Poetry Wednesday Message


I’ve spent the past few days in San Francisco at the annual meeting of the American Association of Community Colleges. This time in the city of City Lights made me recall that April is National Poetry Month, so it’s time for the Poetry Wednesday Message. 

My selection this year is inspired by my multiple walks each day back and forth to the Moscone Convention Center. On each trip, I picked up snippets of conversations from an ever-changing, vibrant cast of characters, which made for an intriguing soundscape that reminded me of a poem by Aimee Nezhukumatathil (whom I just learned teaches at SUNY Fredonia; maybe we could get her to read at MCC?). This found poem, which turns snippets of student emails into an entertaining, provocative and touching whole, may echo voices familiar to many faculty.

Dear Amy Nehzooukammyatootill,
by Aimee Nezhukumatathil
(a found poem, composed entirely of e-mails from various high school students)

If I were to ask you a question about your book
and sum it up into one word it would be, Why?
I think I like Walt Whitman better than you. I just don't
get literature, but for a fast hour and a half read, your book

takes the cake. I like how you organized the lines
in that one poem to represent a growing twisting bonsai tree.
Are you going to get a rude reaction when you meet
that one guy in that one poem? I guess you never know.

You are very young to be a poet. I also like how your poems take
up an entire page (it makes our reading assignment go faster).
In class we spend so much time dissecting your poems
and then deeply analyzing them. I think I like Walt Whitman

better than you, but don’t take offense—you are very good too!
You are young, You are young and pure and really just want
to have a good time. Thank you we have taken a debate
and you are a far better poet than Walt Whitman. And I loved

how your poems were easy to read and understand. Hello
my name is Alicia. We read you book and I just loved it.
We also read Walt Whitman’s Leaves of Grass. There
was no competition there. I liked your book a whole lot better.

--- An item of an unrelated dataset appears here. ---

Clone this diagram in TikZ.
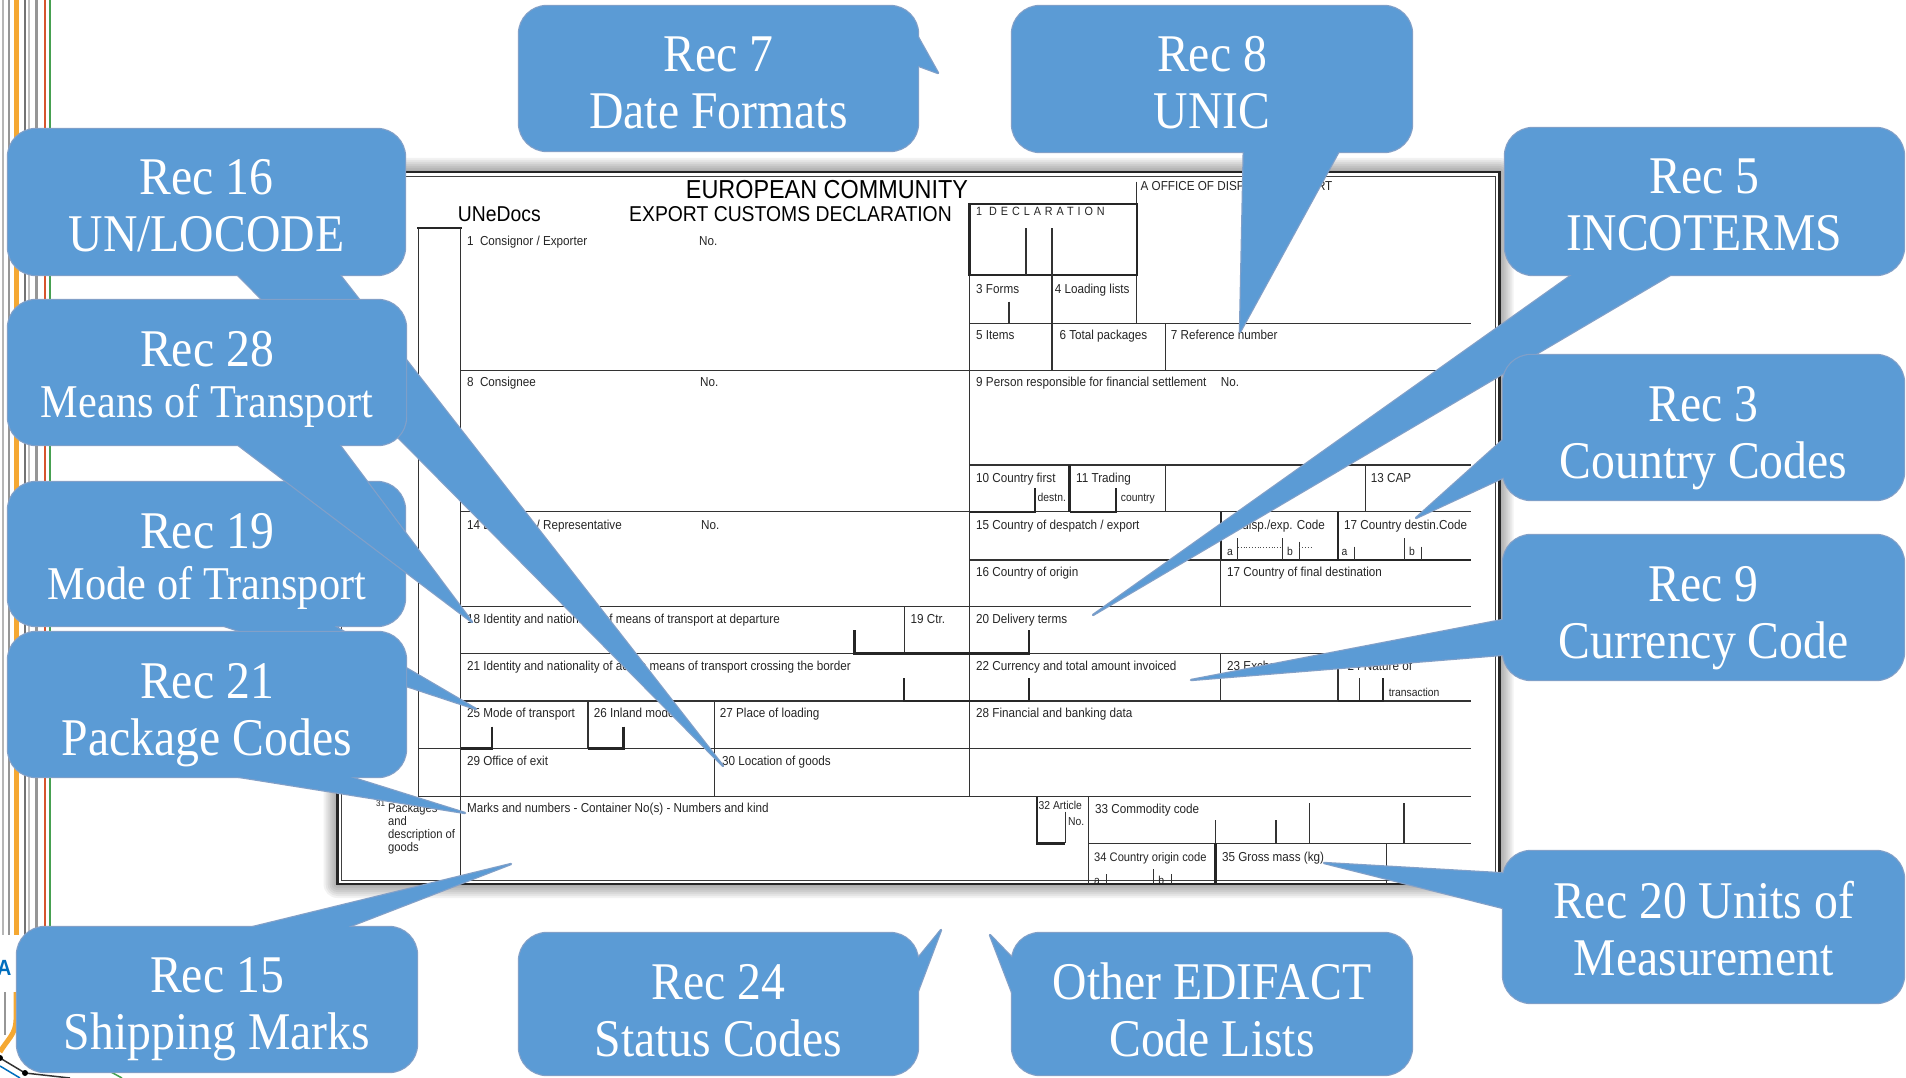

It was an easy read. But poetry is not my favorite type
of literature. Sometimes I am offered drinks and guys
try to talk to me but I too just brush it off and keep dancing.
Every once and a while the creepy mean guys try to offer you

things and then they say something. What would you do?
Lastly, I was wondering if you ever wrote a poem that really
didn’t have a deeper meaning but everyone still tried
to give it one anyways? Walt Whitman is better than you.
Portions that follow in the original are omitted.